From “Carmelina” To The Odalisques
This canvas anticipates later developments in Matisse’s career. The frontal nude in a richly patterned room foreshadows the odalisques of the 1920s, where color and decoration engulf the figure in a harmonic whole. But the seed is already here: the model embedded within a constructed environment of rectangles and fabrics; the enigma of a mirror that opens the space and repositions the viewer; the insistence that color relationships can be as expressive as anatomy.

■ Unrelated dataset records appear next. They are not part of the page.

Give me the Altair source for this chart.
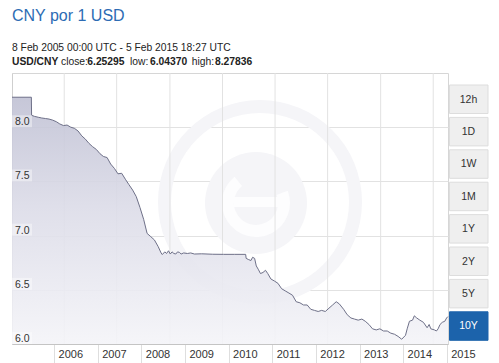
import altair as alt
import pandas as pd

# ---- series (USD/CNY) ----
dates = [
    "2005-02-08", "2005-07-20", "2005-07-22", "2005-08-15", "2005-09-15", "2005-10-15",
    "2005-11-15", "2005-12-15", "2006-01-15", "2006-02-15", "2006-03-15", "2006-04-15",
    "2006-05-15", "2006-06-15", "2006-07-15", "2006-08-15", "2006-09-15", "2006-10-15",
    "2006-11-15", "2006-12-15", "2007-01-15", "2007-02-15", "2007-03-15", "2007-04-15",
    "2007-05-15", "2007-06-15", "2007-07-15", "2007-08-15", "2007-09-15", "2007-10-15",
    "2007-11-15", "2007-12-15", "2008-01-15", "2008-02-15", "2008-03-15", "2008-04-15",
    "2008-05-15", "2008-06-15", "2008-07-10", "2008-07-20", "2008-08-10", "2008-08-25",
    "2008-09-10", "2008-09-25", "2008-10-10", "2008-10-25", "2008-11-10", "2008-11-25",
    "2008-12-10", "2008-12-25", "2009-01-15", "2009-02-15", "2009-03-15", "2009-04-15",
    "2009-06-15", "2009-09-15", "2009-12-15", "2010-03-15", "2010-06-18", "2010-06-22",
    "2010-07-10", "2010-08-01", "2010-08-15", "2010-09-01", "2010-09-15", "2010-10-01",
    "2010-10-20", "2010-11-10", "2010-12-01", "2010-12-20", "2011-01-15", "2011-02-15",
    "2011-03-15", "2011-04-15", "2011-05-15", "2011-06-15", "2011-07-15", "2011-08-15",
    "2011-09-15", "2011-10-15", "2011-11-15", "2011-12-15", "2012-01-15", "2012-02-15",
    "2012-03-15", "2012-04-15", "2012-05-15", "2012-06-15", "2012-07-15", "2012-08-10",
    "2012-09-15", "2012-10-15", "2012-11-15", "2012-12-15", "2013-01-15", "2013-02-15",
    "2013-03-15", "2013-04-15", "2013-05-15", "2013-06-15", "2013-07-15", "2013-08-15",
    "2013-09-15", "2013-10-15", "2013-11-15", "2013-12-15", "2014-01-14", "2014-02-15",
    "2014-03-01", "2014-03-20", "2014-04-15", "2014-04-30", "2014-05-20", "2014-06-15",
    "2014-07-15", "2014-08-15", "2014-09-01", "2014-09-15", "2014-10-15", "2014-11-01",
    "2014-11-15", "2014-12-01", "2014-12-20", "2015-01-10", "2015-01-25", "2015-02-05",
]
rates = [
    8.2765, 8.2765, 8.1100, 8.1000, 8.0920, 8.0850,
    8.0800, 8.0750, 8.0650, 8.0500, 8.0300, 8.0150,
    8.0200, 8.0000, 7.9900, 7.9650, 7.9200, 7.8900,
    7.8500, 7.8200, 7.7950, 7.7550, 7.7300, 7.7200,
    7.6600, 7.6200, 7.5700, 7.5750, 7.5200, 7.4700,
    7.4200, 7.3600, 7.2600, 7.1500, 7.0200, 6.9900,
    6.9600, 6.9000, 6.8400, 6.8250, 6.8500, 6.8350,
    6.8600, 6.8300, 6.8500, 6.8350, 6.8300, 6.8500,
    6.8450, 6.8300, 6.8400, 6.8350, 6.8400, 6.8300,
    6.8320, 6.8280, 6.8270, 6.8270, 6.8270, 6.7900,
    6.7800, 6.7700, 6.8000, 6.7900, 6.7200, 6.6900,
    6.6500, 6.6600, 6.6800, 6.6500, 6.6000, 6.5800,
    6.5600, 6.5100, 6.4900, 6.4700, 6.4500, 6.3900,
    6.3800, 6.3600, 6.3600, 6.3200, 6.3100, 6.3000,
    6.3100, 6.3000, 6.3300, 6.3600, 6.3900, 6.3700,
    6.3200, 6.2700, 6.2400, 6.2300, 6.2200, 6.2300,
    6.2100, 6.1800, 6.1400, 6.1300, 6.1400, 6.1200,
    6.1200, 6.1000, 6.0900, 6.0700, 6.0440, 6.0800,
    6.1400, 6.2100, 6.2200, 6.2600, 6.2400, 6.2200,
    6.2000, 6.1500, 6.1800, 6.1400, 6.1300, 6.1200,
    6.1400, 6.1800, 6.2000, 6.2100, 6.2400, 6.2530,
]

y_ticks = [6.0, 6.5, 7.0, 7.5, 8.0]
year_ticks = [2006, 2007, 2008, 2009, 2010, 2011, 2012, 2013, 2014, 2015]
vgrid_dates = ["2006-04-21", "2007-07-04", "2008-09-22", "2009-12-06",
               "2011-02-19", "2012-05-04", "2013-07-22", "2014-10-05"]
buttons = ["12h", "1D", "1W", "1M", "1Y", "2Y", "5Y", "10Y"]

title_text = "CNY por 1 USD"
range_text = "8 Feb 2005 00:00 UTC - 5 Feb 2015 18:27 UTC"
stats = [("USD/CNY", "bold", 0), ("close:", "normal", 49), ("6.25295", "bold", 75.3),
         ("low:", "normal", 118), ("6.04370", "bold", 138), ("high:", "normal", 179.7),
         ("8.27836", "bold", 203)]

FONT = "Liberation Sans"
W, H = 436, 271

df = pd.DataFrame({"date": dates, "rate": rates})
one = pd.DataFrame({"a": [0]})
ylab = pd.DataFrame({"v": y_ticks, "v2": [v + 0.11 for v in y_ticks],
                     "lab": [f"{v:.1f}" for v in y_ticks]})

x_scale = alt.Scale(type="utc",
                    domain=[alt.DateTime(year=2005, month=2, date=8, utc=True),
                            alt.DateTime(year=2015, month=2, date=5, hours=18, minutes=27, utc=True)])
y_scale = alt.Scale(domain=[6.0, 8.5], nice=False, zero=False)

x_axis = alt.Axis(
    values=[alt.DateTime(year=y, month=1, date=1, utc=True) for y in year_ticks],
    labelExpr="utcFormat(datum.value, '%Y')", title=None, grid=False,
    tickSize=19, tickColor="#dedede", tickOffset=3,
    domainColor="#c4c4c4", labelAlign="left", labelBaseline="middle",
    labelPadding=-9, labelOffset=4, labelFont=FONT, labelFontSize=11,
    labelColor="#333333", labelOverlap=False, labelFlush=False, labelBound=False,
)
y_axis = alt.Axis(
    values=y_ticks, title=None, ticks=False, labels=False, domain=True,
    domainColor="#cfcfcf", grid=True, gridColor="#e2e2e2",
)

# watermark (faint logo)
ring = alt.Chart(one).mark_arc(color="#f5f5f8").encode(
    x=alt.value(248), y=alt.value(129), theta=alt.value(0), theta2=alt.value(6.2832),
    radius=alt.value(102), radius2=alt.value(89))
disc = alt.Chart(one).mark_arc(color="#f5f5f8").encode(
    x=alt.value(244), y=alt.value(130), theta=alt.value(0), theta2=alt.value(6.2832),
    radius=alt.value(51))
e_ring = alt.Chart(one).mark_arc(color="#fdfdfe").encode(
    x=alt.value(244), y=alt.value(130), theta=alt.value(1.2), theta2=alt.value(5.6),
    radius=alt.value(34), radius2=alt.value(22))
e_bar = alt.Chart(one).mark_rect(color="#fdfdfe").encode(
    x=alt.value(222), x2=alt.value(268), y=alt.value(124), y2=alt.value(134))

vgrid = alt.Chart(pd.DataFrame({"date": vgrid_dates})).mark_rule(
    color="#e2e2e2", strokeWidth=1).encode(x=alt.X("date:T", scale=x_scale, axis=x_axis))

area = alt.Chart(df).mark_area(
    interpolate="linear", fillOpacity=0.9,
    color=alt.Gradient(gradient="linear",
                       stops=[alt.GradientStop(color="#c0c1d4", offset=0),
                              alt.GradientStop(color="#dcdce8", offset=0.45),
                              alt.GradientStop(color="#f4f4f8", offset=1)],
                       x1=1, x2=1, y1=0, y2=1),
).encode(x=alt.X("date:T", scale=x_scale, axis=x_axis),
         y=alt.Y("rate:Q", scale=y_scale, axis=y_axis),
         y2=alt.datum(6.0))

line = alt.Chart(df).mark_line(color="#6e7088", strokeWidth=1).encode(
    x=alt.X("date:T", scale=x_scale, axis=x_axis),
    y=alt.Y("rate:Q", scale=y_scale, axis=y_axis))

# y labels drawn inside the plot, with a light box behind each
lab_box = alt.Chart(ylab).mark_rect(fill="white", fillOpacity=0.4).encode(
    x=alt.value(0), x2=alt.value(20),
    y=alt.Y("v:Q", scale=y_scale, axis=y_axis), y2="v2:Q")
lab_txt = alt.Chart(ylab).mark_text(
    font=FONT, fontSize=10.5, color="#333333", align="left", baseline="alphabetic",
    dx=0, dy=-2).encode(
    x=alt.value(3), y=alt.Y("v:Q", scale=y_scale, axis=y_axis), text="lab:N")

# header texts
title = alt.Chart(one).mark_text(
    text=title_text, font=FONT, fontSize=16, color="#2d6cb4", align="left",
    baseline="alphabetic").encode(x=alt.value(0), y=alt.value(-52.5))
sub = alt.Chart(one).mark_text(
    text=range_text, font=FONT, fontSize=10.3, color="#222222", align="left",
    baseline="alphabetic").encode(x=alt.value(0), y=alt.value(-22))
stat_layers = [
    alt.Chart(one).mark_text(text=t, font=FONT, fontSize=10.3, fontWeight=w,
                             color="#222222", align="left", baseline="alphabetic")
    .encode(x=alt.value(xx), y=alt.value(-8))
    for t, w, xx in stats
]

# range buttons
btn_layers = []
for i, b in enumerate(buttons):
    top = 12 + i * 32.4
    active = b == "10Y"
    btn_layers.append(
        alt.Chart(one).mark_rect(
            fill="#1c63ab" if active else "#efefef",
            stroke="#1c63ab" if active else "#dddddd", strokeWidth=1)
        .encode(x=alt.value(437.5), x2=alt.value(476), y=alt.value(top), y2=alt.value(top + 28.5)))
    btn_layers.append(
        alt.Chart(one).mark_text(text=b, font=FONT, fontSize=10.5,
                                 color="#ffffff" if active else "#333333",
                                 align="center", baseline="middle")
        .encode(x=alt.value(456.5), y=alt.value(top + 14.5)))

chart = alt.layer(
    ring, disc, e_ring, e_bar, vgrid, area, line, lab_box, lab_txt,
    title, sub, *stat_layers, *btn_layers
).properties(
    width=W, height=H,
    autosize=alt.AutoSizeParams(type="none"),
    padding={"left": 4, "top": 65, "right": 43, "bottom": 20},
    background="white",
).configure_view(stroke="#d6d6d6", strokeWidth=1)

chart.save("out.html", embed_options={"renderer": "svg", "actions": False})
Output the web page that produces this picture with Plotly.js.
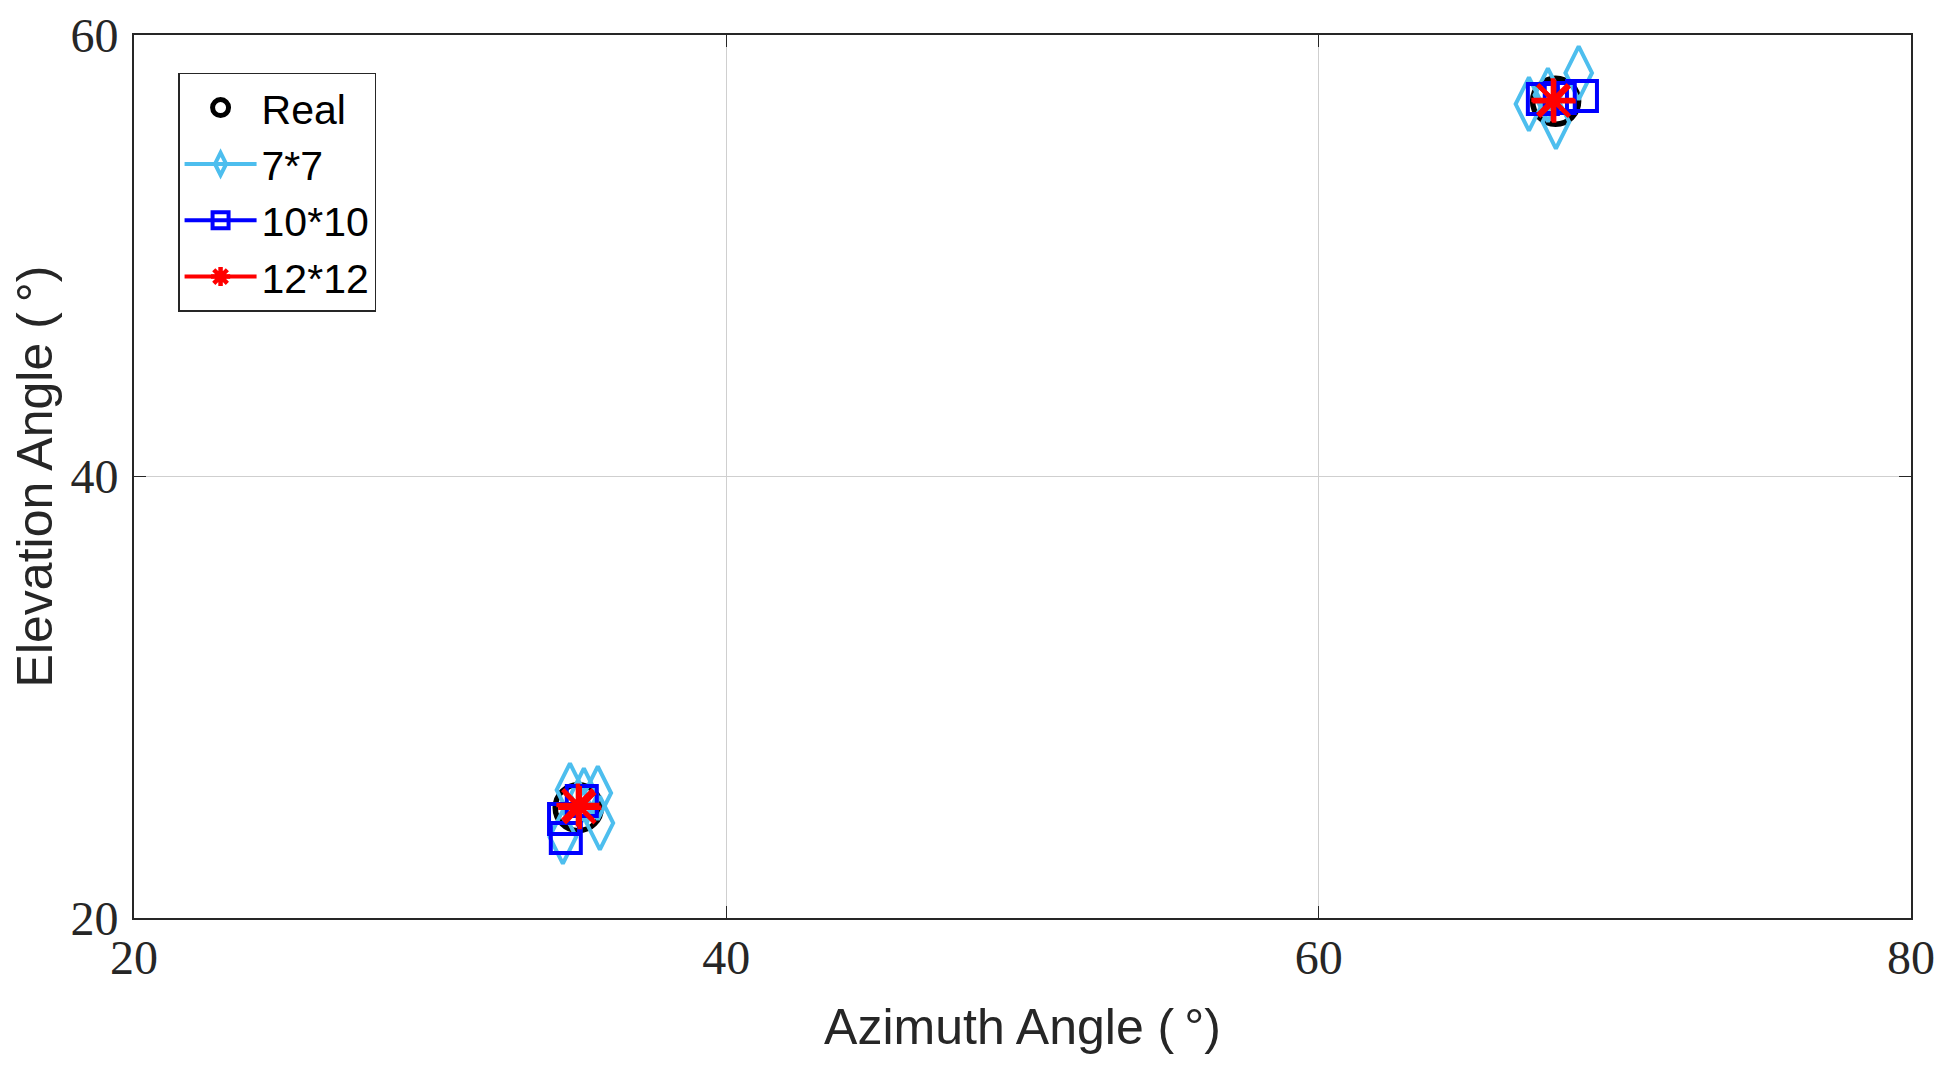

A Painter’s Palette: Likely Pigments, Purposefully Limited
While only technical analysis can be definitive, the harmony suggests a pragmatic kit of earths and a few strong cools. Lead white carries the lights; yellow ochre and raw sienna supply wall warmth and flesh undertones; burnt umber and umber-violet mix into shadows; cobalt or ultramarine cools the mirror glass and corrections; touches of viridian or terre verte temper the warmer notes. The red seen in the reflection would plausibly be vermilion or cadmium red, a small but potent accent. The restraint of this palette is not a limitation; it is how the atmosphere stays coherent.
How To Look Slowly: A Brief Viewing Method
Begin with the big forms: triangle of the figure on a red pedestal nested within a grid of wall rectangles. Let your eye then find the three whites—the towel, the sink, and the collar of the painter in the mirror—which triangulate the room’s light. Move closer to watch edges resolve by contact: warm thigh against cooler drapery, hair mass against wall, elbow against mirror frame. Step further back to feel the calm air of the whole. The longer you toggle between near and far, the more the painting’s balance—between intimacy and structure, disclosure and reserve—declares itself.
Why “Carmelina” Endures
“Carmelina” endures because it is many paintings at once without dilution. It is a serious study of the nude, a still life of studio implements, a self-portrait by way of reflection, and a measured experiment in modern composition. It respects the long tradition of the figure in the studio while opening that tradition to new spatial and chromatic thinking. Most of all, it gives the viewer a rare combination of frankness and quiet: a human presence rendered with dignity inside a room that seems to think about itself.